The Serruyas went on to start Yogen Fruz, which would become the largest frozen yogurt chain in the world.
Ironically, if the Serruyas had gone to a community-loan fund with their business plan, they would have probably qualified for the loan (perhaps with their father as a cosigner), saddling themselves with tens of thousands in debt and robbing themselves of the chance to learn on the cheap. In fact, they might still be paying off the loan to this day.
And this is where too many community-loan "clients" end up -- trapped under a mountain of debt and myopically focused on making the next month's payments instead of experimenting and learning how to succeed in business.
Lack of money is not the reason businesses fail to thrive. More than half of the Inc. 500 -- the fastest growing companies in the United States -- were started for less than $20,000. Facebook was created by investing time, not money, from a dorm room. The founders of Whole Foods started in a garage.

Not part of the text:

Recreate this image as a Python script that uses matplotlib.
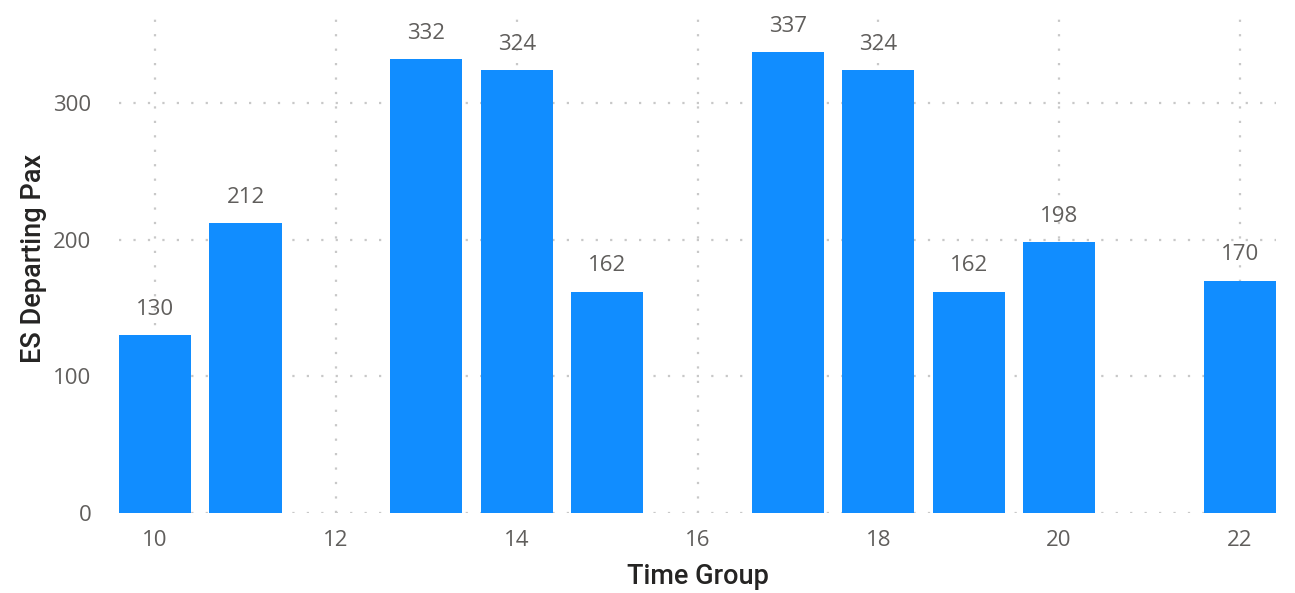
import matplotlib
matplotlib.use("Agg")
import matplotlib.pyplot as plt

time_groups = [10, 11, 13, 14, 15, 17, 18, 19, 20, 22]
departing_pax = [130, 212, 332, 324, 162, 337, 324, 162, 198, 170]
x_ticks = [10, 12, 14, 16, 18, 20, 22]
y_ticks = [0, 100, 200, 300]

bar_color = "#118DFF"
tick_color = "#605E5C"
title_color = "#252423"
grid_color = "#C8C8C8"

fig = plt.figure(figsize=(12.95, 5.93), dpi=100)
ax = fig.add_axes([119 / 1295, 1 - 513 / 593, (1276 - 119) / 1295, (513 - 10) / 593])

ax.bar(time_groups, departing_pax, width=0.8, color=bar_color, zorder=3)
ax.set_xlim(9.6, 22.4)
ax.set_ylim(0, 368)
ax.set_xticks(x_ticks)
ax.set_yticks(y_ticks)

for s in ax.spines.values():
    s.set_visible(False)
ax.tick_params(length=0, labelsize=16, labelcolor=tick_color)
ax.tick_params(axis="y", pad=20)
ax.tick_params(axis="x", pad=12)
for lab in ax.get_xticklabels() + ax.get_yticklabels():
    lab.set_family(["Open Sans", "DejaVu Sans"])

ax.grid(True, color=grid_color, linewidth=1.6, linestyle=(0, (1, 5.5)), zorder=0)
ax.set_axisbelow(True)

for xv, yv in zip(time_groups, departing_pax):
    ax.annotate(str(yv), (xv, yv), xytext=(0, 11), textcoords="offset points",
                ha="center", va="bottom", fontsize=16, color=tick_color,
                family=["Open Sans", "DejaVu Sans"])

ax.set_xlabel("Time Group", fontsize=19.5, color=title_color,
              family=["Roboto", "DejaVu Sans"], fontweight="medium")
ax.set_ylabel("ES Departing Pax", fontsize=19.5, color=title_color,
              family=["Roboto", "DejaVu Sans"], fontweight="medium")
ax.xaxis.set_label_coords(0.5, (513 - 563) / 503)
ax.yaxis.set_label_coords((47 - 119) / 1157, (513 - 258) / 503)

fig.savefig("out.png", dpi=100)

Handing a $100,000 check to a first-time entrepreneur is like giving a 17-year-old the keys to a Ferrari. It's too much, too fast -- should we really be surprised when it all blows up?
Stop polishing that business plan to present to the local community-loan fund and start brainstorming how to lop a zero off your start-up costs. Real entrepreneurs don't get tied into six-figure loans before they have customers. They figure out how to turn water into wine.